WHEN THE Boston Red Sox installed a display of giant Coke bottles above the left field wall this season, local sportswriters protested that such tacky commercialism tainted the sanctity of Fenway Park.
But ballparks have long been littered with billboards and ads. Today, teams even sell corporations the right to name the stadium: the Colorado Rockies, for example, play in Coors Field. However distasteful, such commercialism does not seem to corrupt the game or diminish the play.
The same cannot be said of the newest commercial frontier -- the public schools. The corporate invasion of the classroom threatens to turn schools into havens for hucksterism. Eager to cash in on a captive audience of consumers-in-training, companies have flooded teachers with free videos, posters and lTC ''learning kits'' designed to sanitize corporate images and emblazon brand names in the minds of children.
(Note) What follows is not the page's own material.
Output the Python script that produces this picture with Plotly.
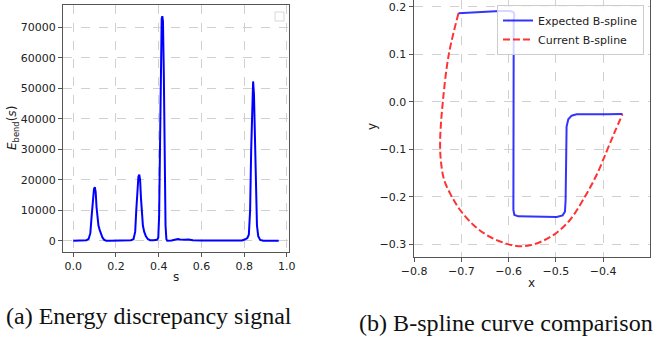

Students can now learn about nutrition from curricular materials supplied by Hershey's Chocolate or McDonald's, or study the effects of the Alaskan oil spill in a video made by Exxon. According to "Giving Kids the Business," by Alex Molnar, a Monsanto video teaches the merits of bovine growth hormone in milk production, while Procter & Gamble's environmental curriculum teaches that disposable diapers are good for the earth.
Not all corporate-sponsored educational freebies promote ideological agendas; some simply plug the brand name. A few years ago, the Campbell Soup Company offered a science kit that showed students how to prove that Campbell's Prego spaghetti sauce is thicker than Ragu.
General Mills distributed science kits containing free samples of its Gusher fruit snacks, with soft centers that ''gush'' when bitten. The teacher's guide suggested that students bite into the Gushers and compare the effect to geothermal eruptions. A Tootsie Roll kit on counting and writing recommends that, for homework, children interview family members about their memories of Tootsie Rolls.
While some marketers seek to insinuate brand names into the curriculum, others take a more direct approach: buying advertisements in schools. When the Seattle school board faced a budget crisis last fall, it voted to solicit corporate advertising. School officials hoped to raise $1 million a year with sponsorships like ''the cheerleaders, brought to you by Reebok'' and ''the McDonald's gym.'' Protests from parents and teachers forced the Seattle schools to suspend the policy this year, but such marketing is a growing presence in schools across the country.
Corporate logos clamor for student attention. In Colorado Springs, advertisements for Mountain Dew adorn school hallways, and ads for Burger King decorate the sides of school buses. A Massachusetts firm distributes free book covers hawking Nike, Gatorade and Calvin Klein to almost 25 million students nationwide. A Minnesota broadcasting company pipes music into school corridors and cafeterias in 15 states, with 12 minutes of commercials every hour.
The most egregious example of the commercialization in schools is Channel One, a 12-minute television news program seen by 8 million students in 12,000 schools, including Baltimore's. Introduced in 1990 by Whittle Communications, Channel One offers schools a television set for each classroom, two VCRs and a satellite link in exchange for an agreement to show the program every day, including the two minutes of commercials it contains.
Since Channel One reaches over 40 percent of the nation's teen-agers, it is able to charge advertisers a hefty $200,000 per 30-second spot. In its pitch to advertisers, the company promises access to the largest teen audience in history in a setting free of ''the usual distractions of telephones, stereos, remote controls, etc.''
The Whittle program shattered the taboo against outright advertising in the classroom. Despite controversy in many states, only New York has banned Channel One from its schools.
The rampant commercialization of schools is corrupting in two ways. First, most corporate-sponsored learning supplements are ridden with bias, distortion and superficial fare. A recent study by Consumers Union found that nearly 80 percent of classroom freebies are slanted toward the sponsor's product. An independent study of Channel One released earlier this year found that its news programs contributed little to students' grasp of public affairs. Only 20 percent of its air time covers current political, economic or cultural events. The rest is devoted to advertising, sports, weather and natural disasters.